Oggi, direbbe Mosca che la mafia ha diffuso e cercato di cementare un
“capitale sociale” negativo che condiziona l’orientamento dell’azione in
direzione di disvalori e di codici della violenza, della prevaricazione,
dell’omertà, dell’impunità. È chiaro che se le politiche pubbliche contro la
mafia, per la legalità e lo sviluppo, non saranno capaci di incidere
profondamente in questo capitale sociale negativo, se cioè non saranno
integrate nel territorio e multidimensionali, verranno vanificati tanti
successi e risultati ottenuti. Solo la cultura, la formazione, la corretta
informazione possono porsi come rovesciamento delle relazioni fondate sulla
violenza e la prevaricazione per costruire capitale sociale positivo (reti relazionali,
cooperazione, norme, innovazione, fiducia reciproca, onorabilità, rispetto
per la dignità umana), che consentano ai membri di una comunità di agire
assieme in modo più efficace nel raggiungimento di obiettivi condivisi.

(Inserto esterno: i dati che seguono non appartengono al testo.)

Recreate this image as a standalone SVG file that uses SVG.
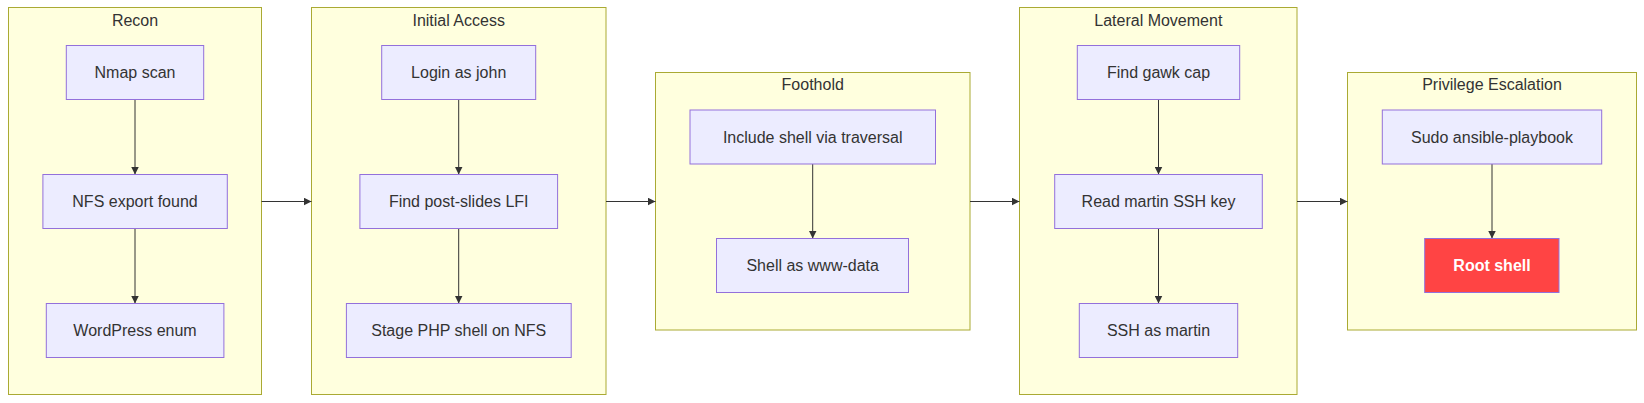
<svg xmlns="http://www.w3.org/2000/svg" width="1644" height="403" viewBox="0 0 1644 403">
<style>
.cluster rect{fill:#ffffde;stroke:#aaaa33;stroke-width:1}
.ctitle{font-family:"Liberation Sans",Arial,sans-serif;font-size:16px;fill:#333333;text-anchor:middle}
.node rect{fill:#ececff;stroke:#9370db;stroke-width:1}
.node text{font-family:"Liberation Sans",Arial,sans-serif;font-size:16px;fill:#333333;text-anchor:middle}
.node.root rect{fill:#ff4444}
.node.root text{fill:#ffffff;font-weight:bold}
.edges path{stroke:#333333;stroke-width:1;fill:none}
</style>
<defs>
<marker id="arrow" viewBox="0 0 10 10" refX="10" refY="5" markerUnits="userSpaceOnUse" markerWidth="8" markerHeight="8" orient="auto">
<path d="M0,0 L10,5 L0,10 z" fill="#333333"/>
</marker>
</defs>
<rect width="1644" height="403" fill="#ffffff"/>

<g id="cluster-recon" class="cluster">
<rect x="8.5" y="7.5" width="253" height="387"/>
<text class="ctitle" x="135" y="26">Recon</text>
</g>
<g id="cluster-initial" class="cluster">
<rect x="311.5" y="7.5" width="294.5" height="387"/>
<text class="ctitle" x="458.7" y="26">Initial Access</text>
</g>
<g id="cluster-foothold" class="cluster">
<rect x="655.5" y="72.5" width="314.5" height="257.5"/>
<text class="ctitle" x="812.7" y="90">Foothold</text>
</g>
<g id="cluster-lateral" class="cluster">
<rect x="1019.5" y="7.5" width="277.5" height="387"/>
<text class="ctitle" x="1158.3" y="26">Lateral Movement</text>
</g>
<g id="cluster-privesc" class="cluster">
<rect x="1347.5" y="72.5" width="289" height="257.5"/>
<text class="ctitle" x="1492" y="90">Privilege Escalation</text>
</g>

<g id="edges" class="edges">
<path d="M135,99.5 L135,174.5" marker-end="url(#arrow)"/>
<path d="M135,228.5 L135,303.5" marker-end="url(#arrow)"/>
<path d="M458.7,99.5 L458.7,174.5" marker-end="url(#arrow)"/>
<path d="M458.7,228.5 L458.7,303.5" marker-end="url(#arrow)"/>
<path d="M812.7,164 L812.7,238.5" marker-end="url(#arrow)"/>
<path d="M1158.5,99.5 L1158.5,174.5" marker-end="url(#arrow)"/>
<path d="M1158.5,228.5 L1158.5,303.5" marker-end="url(#arrow)"/>
<path d="M1492,164 L1492,238.5" marker-end="url(#arrow)"/>
<path d="M261.5,201.5 L311.5,201.5" marker-end="url(#arrow)"/>
<path d="M606,201.5 L655.5,201.5" marker-end="url(#arrow)"/>
<path d="M970,201.5 L1019.5,201.5" marker-end="url(#arrow)"/>
<path d="M1297,201.5 L1347.5,201.5" marker-end="url(#arrow)"/>
</g>

<g id="node-nmap" class="node">
<rect x="66.3" y="45.5" width="137.4" height="54"/>
<text x="135" y="78">Nmap scan</text>
</g>
<g id="node-nfs" class="node">
<rect x="42.9" y="174.5" width="184.4" height="54"/>
<text x="135" y="207">NFS export found</text>
</g>
<g id="node-wp" class="node">
<rect x="46.3" y="303.5" width="177.6" height="54"/>
<text x="135" y="336">WordPress enum</text>
</g>

<g id="node-login" class="node">
<rect x="381.7" y="45.5" width="154" height="54"/>
<text x="458.7" y="78">Login as john</text>
</g>
<g id="node-lfi" class="node">
<rect x="359.9" y="174.5" width="197.7" height="54"/>
<text x="458.7" y="207">Find post-slides LFI</text>
</g>
<g id="node-stage" class="node">
<rect x="346.4" y="303.5" width="224.8" height="54"/>
<text x="458.7" y="336">Stage PHP shell on NFS</text>
</g>

<g id="node-include" class="node">
<rect x="690" y="110" width="245.5" height="54"/>
<text x="812.7" y="142.5">Include shell via traversal</text>
</g>
<g id="node-www" class="node">
<rect x="716.5" y="238.5" width="192" height="54"/>
<text x="812.7" y="271">Shell as www-data</text>
</g>

<g id="node-gawk" class="node">
<rect x="1077.3" y="45.5" width="162.4" height="54"/>
<text x="1158.5" y="78">Find gawk cap</text>
</g>
<g id="node-key" class="node">
<rect x="1054.7" y="174.5" width="207.6" height="54"/>
<text x="1158.5" y="207">Read martin SSH key</text>
</g>
<g id="node-ssh" class="node">
<rect x="1079.3" y="303.5" width="158.4" height="54"/>
<text x="1158.5" y="336">SSH as martin</text>
</g>

<g id="node-sudo" class="node">
<rect x="1382.3" y="110" width="219.4" height="54"/>
<text x="1492" y="142.5">Sudo ansible-playbook</text>
</g>
<g id="node-root" class="node root">
<rect x="1424.7" y="238.5" width="134.3" height="54"/>
<text x="1492" y="271">Root shell</text>
</g>
</svg>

Educare alla legalità, alla trasparenza, alla partecipazione, all’etica
pubblica. L’azione coordinata di contrasto deve mirare, dunque, a mettere in
campo politiche pubbliche adeguate e integrate, che realmente aggrediscano le
reti corruttive e le mafie in modo sistematico e multidimensionale, oltre che
sul piano della repressione penale anche su quello della formazione e
dell’educazione, della trasparenza, della partecipazione e delle buone pratiche
etiche, economiche, politiche e sociali.
In questa direzione sembra muoversi il decreto legge del governo sul
Mezzogiorno che contiene una misura educativa innovativa legando il “reddito di
inclusione” a famiglie povere alla frequenza scolastica e incentivando l’azione
educativa nelle aree di esclusione sociale, “nonché ad alto rischio di adesione
alla criminalità organizzata e non”. In questa direzione vuole andare il corso
di prevenzione e contrasto delle mafie e delle corruzione che l’Università di
Palermo svolge ormai da anni insieme con altri Istituti e associazioni, e
continuando la proficua collaborazione tra rappresentanti della formazione e
della ricerca, delle istituzioni, dell’associazionismo delle forze dell’ordine,
dei media, dell’Autorità nazionale Anticorruzione.